The Supreme Court has missed an opportunity to clarify the UK’s acceptance of deeply flawed diplomatic assurances against torture. Such assurances are inherently unreliable and leave people at risk of severe abuse upon extradition or other transfer… Prolonged solitary confinement is a key feature of life for many people in US maximum security prisons and amounts to torture or other ill treatment under international law.

 

 

Prior to the High Court ruling in December, Declassified UK revealed that the appeal judge who decided in favour of Assange’s extradition is a close personal friend of Sir Alan Duncan, the minister that arranged his eviction from the Ecuadorian embassy and who referred to the “supposed human rights of Julian Assange” in his diaries in which he also admits to organising a “hit piece” in the Daily Mail that was published the day after Assange’s arrest.


Declassified UK also revealed in March 2022 that Priti Patel “has been a political adviser to – and been funded by – a right-wing lobby group which has attacked Assange in the British media for a decade”. The Henry Jackson Society (HJS) has direct links to the CIA and Patel sat on its advisory council with the wife of a judge who made key rulings in the Assange case. 

 

 

Less than two weeks prior to Patel’s decision the former CIA director and US Secretary of State Mike Pompeo was summoned to testify in a Spanish Court to explain an alleged assassination plot against Julian Assange. The court is investigating whether a Spanish security firm, UC Global, spied on Assange while he was residing in the Ecuadorian embassy and supplied surveillance footage and audio recordings to persons linked with the CIA.

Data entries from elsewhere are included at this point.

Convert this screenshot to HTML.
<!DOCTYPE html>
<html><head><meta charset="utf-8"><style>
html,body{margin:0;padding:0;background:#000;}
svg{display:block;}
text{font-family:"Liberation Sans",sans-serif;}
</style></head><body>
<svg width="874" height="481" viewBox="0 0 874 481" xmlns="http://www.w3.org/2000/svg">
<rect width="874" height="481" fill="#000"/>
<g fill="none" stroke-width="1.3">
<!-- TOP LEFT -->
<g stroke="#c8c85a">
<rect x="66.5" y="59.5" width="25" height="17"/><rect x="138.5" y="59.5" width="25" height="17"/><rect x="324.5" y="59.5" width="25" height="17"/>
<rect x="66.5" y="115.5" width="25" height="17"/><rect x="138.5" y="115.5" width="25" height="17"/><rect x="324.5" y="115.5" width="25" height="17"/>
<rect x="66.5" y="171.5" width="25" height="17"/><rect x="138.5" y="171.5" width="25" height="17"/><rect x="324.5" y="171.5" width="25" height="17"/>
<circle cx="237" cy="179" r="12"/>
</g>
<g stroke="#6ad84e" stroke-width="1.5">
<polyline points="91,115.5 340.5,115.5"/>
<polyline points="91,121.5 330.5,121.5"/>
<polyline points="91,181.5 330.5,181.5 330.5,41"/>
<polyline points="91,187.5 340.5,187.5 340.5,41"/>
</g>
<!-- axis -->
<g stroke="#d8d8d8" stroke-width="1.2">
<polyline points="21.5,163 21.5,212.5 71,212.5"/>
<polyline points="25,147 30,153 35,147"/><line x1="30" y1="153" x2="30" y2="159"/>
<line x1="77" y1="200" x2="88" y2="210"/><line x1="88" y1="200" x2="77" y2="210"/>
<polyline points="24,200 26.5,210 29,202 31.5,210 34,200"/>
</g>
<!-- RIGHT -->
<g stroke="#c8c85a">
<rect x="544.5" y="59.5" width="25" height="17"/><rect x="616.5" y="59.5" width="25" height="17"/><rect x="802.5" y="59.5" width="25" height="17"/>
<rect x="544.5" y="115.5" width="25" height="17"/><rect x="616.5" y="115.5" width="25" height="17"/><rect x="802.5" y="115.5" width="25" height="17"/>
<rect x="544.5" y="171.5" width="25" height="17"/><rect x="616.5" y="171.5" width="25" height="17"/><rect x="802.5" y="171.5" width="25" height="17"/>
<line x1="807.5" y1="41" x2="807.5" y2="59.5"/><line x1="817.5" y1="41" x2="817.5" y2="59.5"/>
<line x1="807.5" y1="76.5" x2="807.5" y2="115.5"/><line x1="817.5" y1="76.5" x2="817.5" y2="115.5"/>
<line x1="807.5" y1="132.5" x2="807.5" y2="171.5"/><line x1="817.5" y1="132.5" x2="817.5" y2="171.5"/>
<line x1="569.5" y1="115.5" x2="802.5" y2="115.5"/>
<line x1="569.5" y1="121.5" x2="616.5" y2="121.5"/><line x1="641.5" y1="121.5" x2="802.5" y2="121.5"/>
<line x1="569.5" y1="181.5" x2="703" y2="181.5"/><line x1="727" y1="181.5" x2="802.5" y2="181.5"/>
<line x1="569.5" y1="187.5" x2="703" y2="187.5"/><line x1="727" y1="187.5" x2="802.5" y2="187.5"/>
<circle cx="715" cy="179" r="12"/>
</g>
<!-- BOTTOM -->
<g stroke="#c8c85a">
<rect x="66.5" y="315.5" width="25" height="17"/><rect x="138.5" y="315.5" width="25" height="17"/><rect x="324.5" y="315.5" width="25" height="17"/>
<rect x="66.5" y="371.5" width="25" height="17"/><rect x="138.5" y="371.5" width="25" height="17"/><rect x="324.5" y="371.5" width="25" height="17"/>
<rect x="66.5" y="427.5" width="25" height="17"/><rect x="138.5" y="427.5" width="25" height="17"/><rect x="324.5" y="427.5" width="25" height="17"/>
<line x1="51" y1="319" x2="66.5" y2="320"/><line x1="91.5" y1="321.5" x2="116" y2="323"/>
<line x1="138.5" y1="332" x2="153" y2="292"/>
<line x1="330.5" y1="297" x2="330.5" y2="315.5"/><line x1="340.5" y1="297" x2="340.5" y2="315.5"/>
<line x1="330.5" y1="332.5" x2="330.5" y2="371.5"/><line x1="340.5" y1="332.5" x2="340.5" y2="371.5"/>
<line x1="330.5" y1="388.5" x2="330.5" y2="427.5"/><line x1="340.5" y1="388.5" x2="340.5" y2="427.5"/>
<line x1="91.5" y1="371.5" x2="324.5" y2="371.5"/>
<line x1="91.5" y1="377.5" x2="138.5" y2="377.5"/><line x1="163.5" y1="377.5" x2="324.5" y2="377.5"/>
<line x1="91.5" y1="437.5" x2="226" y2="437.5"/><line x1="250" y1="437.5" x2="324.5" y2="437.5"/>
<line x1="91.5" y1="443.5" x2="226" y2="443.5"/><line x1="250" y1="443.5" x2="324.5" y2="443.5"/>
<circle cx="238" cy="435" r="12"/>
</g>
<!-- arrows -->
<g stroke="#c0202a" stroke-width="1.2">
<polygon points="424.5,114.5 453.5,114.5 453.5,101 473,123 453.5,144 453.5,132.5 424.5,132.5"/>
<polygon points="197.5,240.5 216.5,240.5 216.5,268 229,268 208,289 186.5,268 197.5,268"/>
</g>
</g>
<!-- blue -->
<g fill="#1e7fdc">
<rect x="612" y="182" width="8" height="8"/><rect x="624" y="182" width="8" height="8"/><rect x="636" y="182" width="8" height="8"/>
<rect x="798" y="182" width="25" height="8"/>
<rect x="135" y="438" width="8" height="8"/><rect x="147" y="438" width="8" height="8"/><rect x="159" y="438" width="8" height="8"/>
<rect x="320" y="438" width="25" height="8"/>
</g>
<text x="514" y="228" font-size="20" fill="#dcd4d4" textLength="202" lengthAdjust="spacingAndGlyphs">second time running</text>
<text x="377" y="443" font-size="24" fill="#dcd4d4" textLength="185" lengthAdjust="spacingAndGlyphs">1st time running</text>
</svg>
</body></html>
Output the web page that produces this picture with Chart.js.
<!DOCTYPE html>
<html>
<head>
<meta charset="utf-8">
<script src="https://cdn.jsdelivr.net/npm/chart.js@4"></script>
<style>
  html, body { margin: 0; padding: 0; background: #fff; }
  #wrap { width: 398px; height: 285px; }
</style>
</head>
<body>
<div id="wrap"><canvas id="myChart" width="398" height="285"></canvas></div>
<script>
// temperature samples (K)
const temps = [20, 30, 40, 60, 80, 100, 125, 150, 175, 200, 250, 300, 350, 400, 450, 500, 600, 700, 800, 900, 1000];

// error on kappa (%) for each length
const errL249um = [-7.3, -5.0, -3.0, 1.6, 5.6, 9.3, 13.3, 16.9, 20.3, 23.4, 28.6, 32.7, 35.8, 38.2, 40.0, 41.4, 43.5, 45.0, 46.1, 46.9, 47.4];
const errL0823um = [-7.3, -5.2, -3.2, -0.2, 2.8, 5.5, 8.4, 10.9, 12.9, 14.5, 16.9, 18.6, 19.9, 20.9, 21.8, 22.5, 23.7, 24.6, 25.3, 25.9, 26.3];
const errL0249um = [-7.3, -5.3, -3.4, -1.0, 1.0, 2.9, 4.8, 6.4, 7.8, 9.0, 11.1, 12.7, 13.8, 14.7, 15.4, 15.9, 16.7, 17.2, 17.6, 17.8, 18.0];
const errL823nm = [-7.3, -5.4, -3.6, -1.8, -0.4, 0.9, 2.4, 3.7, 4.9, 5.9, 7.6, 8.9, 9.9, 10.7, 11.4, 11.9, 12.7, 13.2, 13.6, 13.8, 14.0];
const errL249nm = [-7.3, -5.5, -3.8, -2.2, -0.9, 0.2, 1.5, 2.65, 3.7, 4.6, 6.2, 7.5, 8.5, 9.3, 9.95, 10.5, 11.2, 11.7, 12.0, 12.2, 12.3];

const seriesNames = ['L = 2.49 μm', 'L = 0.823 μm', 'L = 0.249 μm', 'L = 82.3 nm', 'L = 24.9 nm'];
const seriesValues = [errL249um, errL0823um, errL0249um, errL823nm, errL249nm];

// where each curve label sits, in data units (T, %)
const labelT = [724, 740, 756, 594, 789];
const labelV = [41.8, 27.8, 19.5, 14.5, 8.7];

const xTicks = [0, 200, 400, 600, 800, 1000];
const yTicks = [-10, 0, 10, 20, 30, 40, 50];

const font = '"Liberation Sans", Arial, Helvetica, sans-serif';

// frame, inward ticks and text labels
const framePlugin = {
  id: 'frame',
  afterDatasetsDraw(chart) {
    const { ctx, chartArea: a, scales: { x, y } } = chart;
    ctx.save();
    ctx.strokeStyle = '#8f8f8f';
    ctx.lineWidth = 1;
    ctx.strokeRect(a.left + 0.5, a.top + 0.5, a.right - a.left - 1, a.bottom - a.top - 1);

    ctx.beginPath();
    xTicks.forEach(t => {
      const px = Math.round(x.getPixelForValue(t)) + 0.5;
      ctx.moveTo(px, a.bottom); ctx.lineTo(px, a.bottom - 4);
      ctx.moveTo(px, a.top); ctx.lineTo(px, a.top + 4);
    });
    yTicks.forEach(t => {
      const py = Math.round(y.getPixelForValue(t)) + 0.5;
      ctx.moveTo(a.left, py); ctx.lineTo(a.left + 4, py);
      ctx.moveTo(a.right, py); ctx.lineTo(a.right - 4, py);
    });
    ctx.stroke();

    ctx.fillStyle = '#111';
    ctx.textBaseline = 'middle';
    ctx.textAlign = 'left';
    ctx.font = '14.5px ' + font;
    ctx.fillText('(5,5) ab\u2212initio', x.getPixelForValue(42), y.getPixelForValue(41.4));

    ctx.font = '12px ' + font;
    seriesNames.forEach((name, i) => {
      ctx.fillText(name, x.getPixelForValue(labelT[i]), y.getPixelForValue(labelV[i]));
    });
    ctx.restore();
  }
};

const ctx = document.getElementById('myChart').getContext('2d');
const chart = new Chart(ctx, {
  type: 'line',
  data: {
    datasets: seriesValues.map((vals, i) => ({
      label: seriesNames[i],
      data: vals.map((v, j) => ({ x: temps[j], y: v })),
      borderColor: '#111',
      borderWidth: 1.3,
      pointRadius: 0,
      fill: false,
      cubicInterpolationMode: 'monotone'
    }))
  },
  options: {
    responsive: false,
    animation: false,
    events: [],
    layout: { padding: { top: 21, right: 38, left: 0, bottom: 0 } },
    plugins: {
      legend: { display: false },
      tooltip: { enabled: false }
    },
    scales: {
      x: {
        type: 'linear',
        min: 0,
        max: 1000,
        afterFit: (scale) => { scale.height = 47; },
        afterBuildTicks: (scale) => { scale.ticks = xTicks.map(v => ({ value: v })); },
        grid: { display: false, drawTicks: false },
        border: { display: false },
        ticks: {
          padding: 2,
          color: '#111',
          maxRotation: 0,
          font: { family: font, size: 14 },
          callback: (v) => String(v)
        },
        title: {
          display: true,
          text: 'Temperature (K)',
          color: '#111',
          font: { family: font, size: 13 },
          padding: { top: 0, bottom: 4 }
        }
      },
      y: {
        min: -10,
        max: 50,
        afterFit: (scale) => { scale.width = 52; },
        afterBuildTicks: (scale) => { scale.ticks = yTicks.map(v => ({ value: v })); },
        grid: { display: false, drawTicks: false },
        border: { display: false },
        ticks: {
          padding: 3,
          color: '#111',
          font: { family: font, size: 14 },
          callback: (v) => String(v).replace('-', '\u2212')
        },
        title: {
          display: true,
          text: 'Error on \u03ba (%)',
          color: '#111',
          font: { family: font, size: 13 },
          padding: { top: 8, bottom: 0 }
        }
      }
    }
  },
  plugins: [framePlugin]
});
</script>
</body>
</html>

Additionally, only a week prior to Patel signing Assange’s extradition order, the government admitted to spying on his lawyer, Jennifer Robinson, and sharing that information with the United States. After Robinson reached a settlement with the British government, the European Court of Human Rights released a statement, which said that the government had breached her Article 8 and Article 10 rights under the European Convention on Human Rights, relating to freedom of expression and privacy. Speaking on the settlement, Robinson said that:


The UK Government has now admitted that its surveillance and information-sharing arrangements with the US violated my rights.. That includes in relation to the protection of confidential journalistic material.. This follows a pattern of unlawful spying on Julian Assange and his legal team, and it raises grave concerns about government interference with journalistic material and privilege.. It also raises serious questions about what information the UK and US governments have been sharing about Mr Assange’s case against extradition to the US.

 

 

Assange on Friday launched an appeal to the High Court. It is expected that Assange’s team will seek to cite the new allegations: that the CIA plotted to kidnap and assassinate him as well as the political motivations behind the request to extradite him and whether extraditing him would be a breach of his human rights. 

The Complicit Media

The mistreatment of Assange within the UK justice system, which has been so blatantly rigged against him, has been notably under reported for such a high profile case. Some of the largest news outlets in the UK have been silent in the face of one of the biggest threats to a free press but have offered comment on whether Wikileaks disclosures constitute “real journalism” – an audacious move from some of the same organisations that engage in client journalism for GCHQ – regardless of the outcome of that debate, the treatment of Julian Assange in the UK courts has been, undeniably, an utter disgrace. 

 

 

The same day that Priti Patel announced she had approved Julian Assange’s extradition order, he was stripped and placed in an empty cell of maximum-security, Belmarsh Prison, making it clear that the extradition order was signed not only in full expectation of the torture that awaits Assange in the US, but in full support of it. This story hasn’t gained much traction amongst mainstream media outlets, but then again nor did the Declassified UK revelations which uncovered clear conflicts of interest between the judge who ruled in favour of his extradition order and the ministers who plotted to arrest him and neither did the testimony of John Goetz in 2020. 

 

 

From the Daily Mail article planted by Sir Alan Duncan, to the dubious article published in 2018 by The Guardian, which claimed that Assange somehow snuck Trump’s former campaign manager into the Ecuadorian embassy, the press has played a key role in painting Assange as an unlikeable character. It is all too convenient that the man wanted by the United States for publishing the truth about its war crimes, was suddenly accused of meddling in foreign politics and collaborating with a hostile foreign power. 

 

 

The smears launched at Assange are intended to give the impression that he is an exception to the rule but if they persecute one person for revealing the truth, they can do it to any person and in fact, this is the goal. It is perhaps no better put than by Stella Assange, who in a recent article titled ‘Julian Assange is my husband – his extradition is an abomination’ said, “What has long been understood to be a bedrock principle of democracy, press freedom, will disappear in one fell swoop… His life depends on it. Your rights depend on it.”